400 pages
Published February 2025 by Random House Publishing Group
Source: my copy courtesy of the publisher, through Netgalley, in exchange for an honest review
Publisher's Summary:
Heir to a fortune, Marguerite is destined for a life of prosperity and gentility. Then she is orphaned, and her guardian—an enigmatic and volatile man—spends her inheritance and insists she accompany him on an expedition to New France. That journey takes an unexpected turn when Marguerite, accused of betrayal, is brutally punished and abandoned on a small island.
Once a child of privilege who dressed in gowns and laced pearls in her hair, Marguerite finds herself at the mercy of nature. As the weather turns, blanketing the island in ice, she discovers a faith she’d never before needed.
Inspired by the real life of a sixteenth-century heroine, Isola is the timeless story of a woman fighting for survival.
My Thoughts:
In 2011 I read Allegra Goodman's The Cookbook Collector and enjoyed it enough that when this book began getting buzz and I recalled Goodman's name, I was eager to read it. Not sure if Reese Witherspoon had read Goodman's work before, but after she read this one, she was eager to put it into other readers hands.
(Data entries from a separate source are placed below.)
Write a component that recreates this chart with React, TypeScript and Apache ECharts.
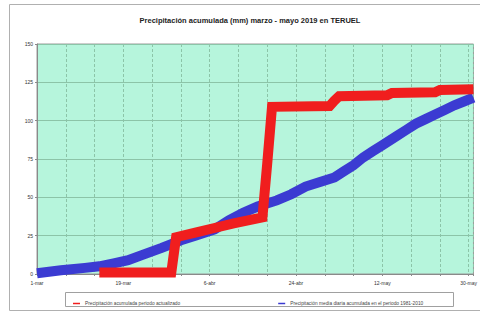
import React, { useEffect, useRef } from "react";
import * as echarts from "echarts";

const titleText = "Precipitación acumulada (mm) marzo - mayo 2019 en TERUEL";
const dateLabels = ["1-mar", "19-mar", "6-abr", "24-abr", "12-may", "30-may"];
const redName = "Precipitación acumulada periodo actualizado";
const blueName = "Precipitación media diaria acumulada en el periodo 1981-2010";

// [day since 1-mar, mm]
const redData: [number, number][] = [
  [13, 1], [28, 1], [29, 24], [33, 27], [37, 30], [41, 33], [47, 37],
  [48, 72], [49, 109], [61, 109.5], [62, 113], [63, 116], [73, 116.5],
  [74, 118], [83, 118.5], [84, 120], [91, 120.5],
];
const blueData: [number, number][] = [
  [0, 0.5], [5, 2.4], [10, 4], [13, 5], [16, 7], [19, 9], [22, 12.5],
  [26, 17], [28, 19.5], [30, 22], [33, 25], [37, 29], [40, 35], [43, 40],
  [46, 44], [50, 48], [53, 52], [56, 57], [59, 60], [62, 63], [64, 67],
  [66, 71], [68, 76], [70, 80], [72, 84], [75, 90], [77, 94], [79, 98],
  [81, 101], [83, 104], [85, 107], [87, 110], [89, 112.5], [91, 115],
];

const FONT = "'Liberation Sans', Arial, sans-serif";

export default function App() {
  const ref = useRef<HTMLDivElement>(null);
  useEffect(() => {
    const chart = echarts.init(ref.current!, undefined, { renderer: "svg" });
    chart.setOption({
      animation: false,
      backgroundColor: "#ffffff",
      textStyle: { fontFamily: FONT },
      grid: {
        left: 37, top: 44, right: 0, bottom: 39,
        show: true, backgroundColor: "#b6f5dc", borderColor: "#9a9a9a", borderWidth: 1,
      },
      xAxis: {
        type: "value", min: 0, max: 91, interval: 6,
        axisLine: { show: true, lineStyle: { color: "#8a8a8a", width: 1 } },
        axisTick: { show: true, length: 2, lineStyle: { color: "#8a8a8a" } },
        axisLabel: {
          fontSize: 5, color: "#333", margin: 6, fontFamily: FONT,
          formatter: (v: number) => (v % 18 === 0 ? dateLabels[v / 18] ?? "" : ""),
        },
        splitLine: { show: true, lineStyle: { color: "#8cc4a8", type: [3, 2], width: 1 } },
      },
      yAxis: {
        type: "value", min: 0, max: 150, interval: 25,
        axisLine: { show: true, lineStyle: { color: "#8a8a8a", width: 1 } },
        axisTick: { show: true, length: 2, lineStyle: { color: "#8a8a8a" } },
        axisLabel: { fontSize: 5, color: "#333", margin: 4, fontFamily: FONT },
        splitLine: { show: true, lineStyle: { color: "#8cc4a8", width: 1 } },
      },
      legend: {
        data: [redName, blueName],
        left: 68, top: 296,
        icon: "rect", itemWidth: 7, itemHeight: 1.5, itemGap: 98,
        textStyle: { fontSize: 4.8, color: "#444", fontFamily: FONT },
      },
      graphic: [
        {
          type: "rect", z: -10,
          shape: { x: 9.5, y: 4.5, width: 480, height: 306 },
          style: { fill: "none", stroke: "#b0b0b0", lineWidth: 1 },
        },
        {
          type: "rect",
          shape: { x: 65.5, y: 292.5, width: 388, height: 14 },
          style: { fill: "none", stroke: "#a0a0a0", lineWidth: 1 },
        },
        {
          type: "text", x: 250, y: 20,
          style: {
            text: titleText, textAlign: "center", textVerticalAlign: "middle",
            font: `bold 7.5px ${FONT}`, fill: "#222",
          },
        },
      ],
      series: [
        {
          name: blueName, type: "line", data: blueData, showSymbol: false, z: 2,
          color: "#3b3bd2",
          lineStyle: { width: 10, color: "#3b3bd2", join: "miter" },
        },
        {
          name: redName, type: "line", data: redData, showSymbol: false, z: 3,
          color: "#f01e1e",
          lineStyle: { width: 10, color: "#f01e1e", join: "miter" },
        },
      ],
    });
    return () => chart.dispose();
  }, []);
  return (
    <div
      ref={ref}
      style={{ position: "fixed", left: 0, top: 0, width: 480, height: 313 }}
    />
  );
}
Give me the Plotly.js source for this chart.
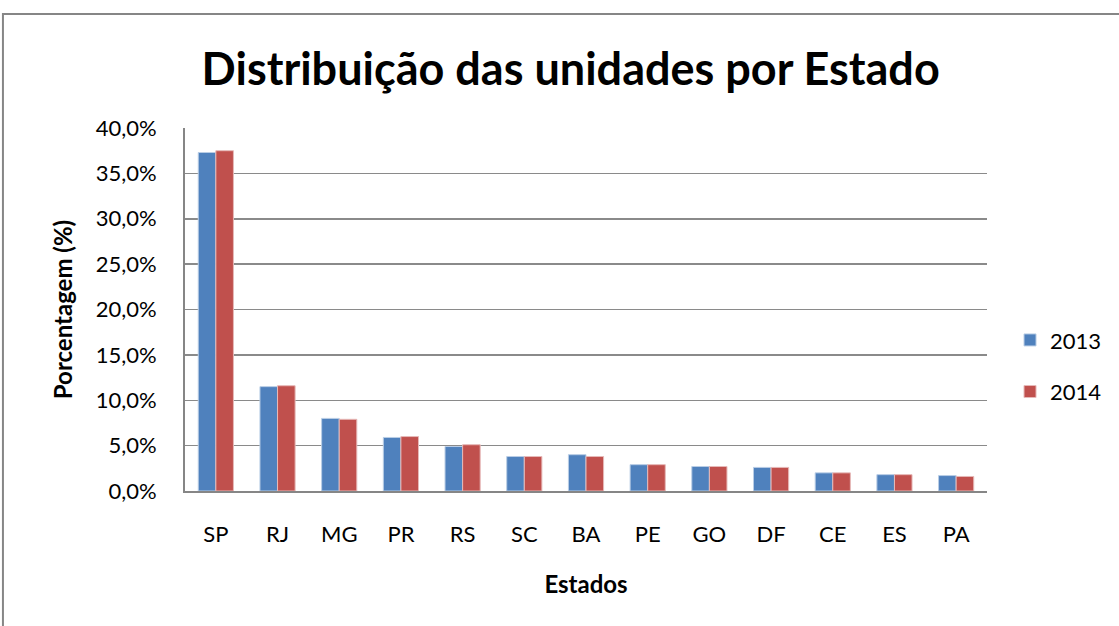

Truthfully, I just saw the author's name and requested this one - without even looking at what it was about. So I started reading, feeling sorry for this little orphaned little girl who was entirely reliant on a guardian who was never around, who was left in the care of her nurse and the other servants in the castle her parents had left her. I'm thinking that the really terrible thing that's going to happen to Marguerite is that her guardian is going to marry her off to some icky older man when she turns 15 and that's a bad enough fate. But no! Jean-Francois Roberval, her guardian, uses the money that should go toward Marguerite's dowry to recoup losses from his shipping business; then he leases out her home to gain the money he needs to rebuild his fleet.
Without any money to wed her off, and a deep-seeded need to manipulate and own Marguerite, Roberval insists that she join him on the 8-week journey to New France (Canada) along with a group of pilgrims looking to start a new life. But Roberval is unaware that Marguerite and his secretary have begun to develop a relationship. When he discovers it, just as they begin to spot land, he deserts the two of them and Marguerite's nurse on an island. There is no wood to speak of on the island and not much in the way of wildlife to hunt. The only saving grace is that Roberval has left them with some food, bedding, knives, guns & powder, and some clothing. It's enough to get them started but they won't survive without finding shelter and how to get more food and fresh water. It's grueling work that eventually forces Marguerite to pitch in and leave her sheltered ways behind her. Two years later, she is finally saved. But finding her way home and to safety turns out to be almost as difficult as the past two years have been.
It's a tough read, with things going from bad to worse and worse. I sometimes felt like I couldn't go on; I often wondered how Marguerite did. The human will to survive to always astonishing.
I'm not always one to read the author's notes at the end of books (and why not since I'm always interested in learning what inspired author's to write their books?), but this time I was glad that I did because I had entirely missed that this novel was inspired by the real life of Marguerite de la Rocque, who was stranded by her guardian on an island in the Gulf of St. Lawrence, along with her lover, in 1542. Goodman found a reference to this in a book about explorer Jacques Cartier 22 years ago and thought it would make a great story. Let that be a lesson to aspiring authors - hang on to those book ideas, you never know when you'll finally figure out how to make them work!